E mi spiego. Se qualcuno chiedesse: “A cosa serve la poesia? A cosa serve la filosofia?”, L’unica risposta che sarebbe lecito dare è una sola e identica per entrambe le domande: a niente. Non servire a niente è la più alta manifestazione di libertà concepibile. Che riguardi la poesia, la filosofia o l’uomo stesso fa poca differenza. Ma, qui, bisogna intendersi. E non nego che, pur essendo convinto che, a quelle domande, io e Sandro Giovannini esprimeremmo la stessa identica risposta (“a niente”, appunto) , forse ci troveremmo in disaccordo sui contenuti e sui limiti da dare a quel “niente”. Io, per niente, intendo proprio l’annullamento di ogni pretesa: faccio quel che faccio e che posso, e non me ne frega niente dell’armonioso fine. Lui, invece, eleverebbe, come fa nel titolo, l’armonia a fine del non servire, dell’essere inutile. O del disutile, se volete. Probabilmente ha ragione lui.
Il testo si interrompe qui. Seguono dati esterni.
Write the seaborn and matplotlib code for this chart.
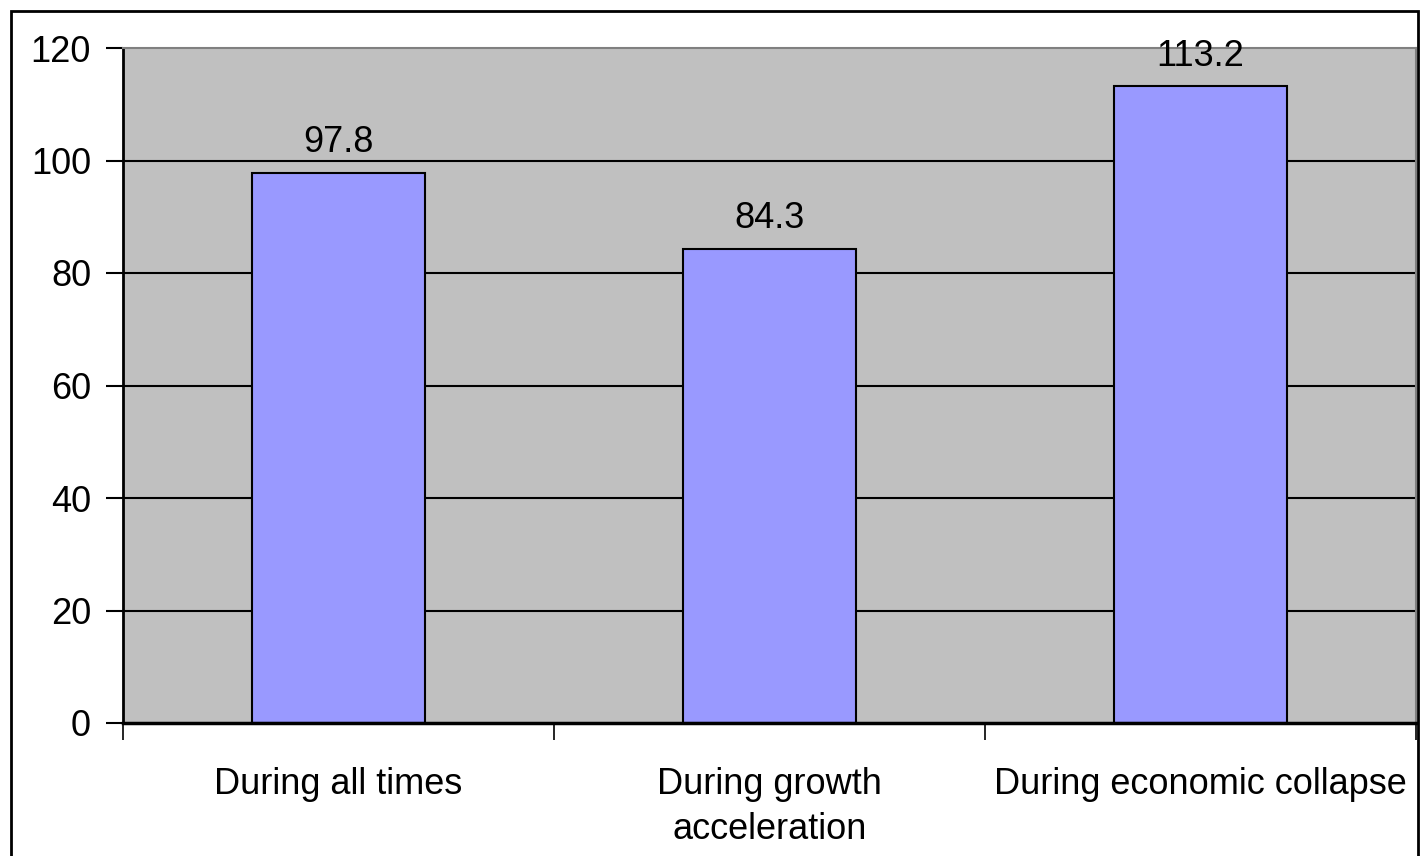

Lo dico sinceramente. E, in fondo a guardare bene, le differenze di prospettiva non sono, fra noi, così inconciliabili. Volendo il niente, il niente alla fine ci comprenderà, se ci comprenderà, in un’armonia che eliderà qualsiasi dissonanza; qualsiasi (vera o presunta) distonia. Nichilismo di entrambi? Ma sì, forse. Ma chi è che diceva che per superare il nichilismo bisogna lasciare che ci attraversi l’anima? Nietzsche, forse?
Poi, c’è l’aspetto non secondario dello stile della scrittura. Chi pensa che per scrivere un saggio ci sia solo bisogno di avere le idee chiare, forse ignora che il chiaro pensiero deve essere sostenuto da un’adeguata forma di espressione. Da uno stile, quindi. E qui corre l’obbligo sapere che i poeti sono veramente dei maniaci. Loro spendono (dépense) notti e notti su di un verso per stabilire se l’inserimento, l’elisione o lo spostamento di una virgola amplifichi o riduca la portata del detto. Chi si logora il cervello in equilibrismi del genere, poi, ineluttabilmente, non si libera della sua paranoia nemmeno quando deve scrivere un biglietto di auguri natalizi. Figuratevi se si mette a scrivere un saggio. Sandro Giovannini, poeta, non sfugge a questa regola, sfido chiunque, a molte dell 300 pagine del libro, a rinvenire un paragrafo, ma che dico? Una frase buttata lì per caso o do non feconda bellezza. Se si è poeti lo si è in qualsiasi circostanza e, spesso, anche al di là della parola scritta. Come diceva Benn: “Lo stile è superiore alla verità: reca in sé la prova dell’esistenza”. Uno stile di vita non è qualcosa d’altro dallo stile di scrittura (o da altra apllicazione umana). Lo stile è uno. E ognuno si forgia il suo da sé, se ce la fa. Giovannini ce la fa.
A me non piacciono i piatti unici. E ovviamente, tanto meno i fast-food. Ecco, se non avete vogliadi sedervi in una tavola apparecchiata in “Grande Stile” e fornita di ogni ben di dio (intellettualmente inteso), potete pure evitare di recarvi alla mensa del L’Armonioso Fine: a voi un Mc Donald’s del sentito dire basta e avanza. Ma se non vi accontentate del mordi e fuggi, sappiate che lì, nel libro di Giovannini, avrete da assaggiare svariate pietanze. E che vi servirà molto tempo per giungere alla torta nuziale, dove la scrittura, nobile di pensiero, promette di non tradire.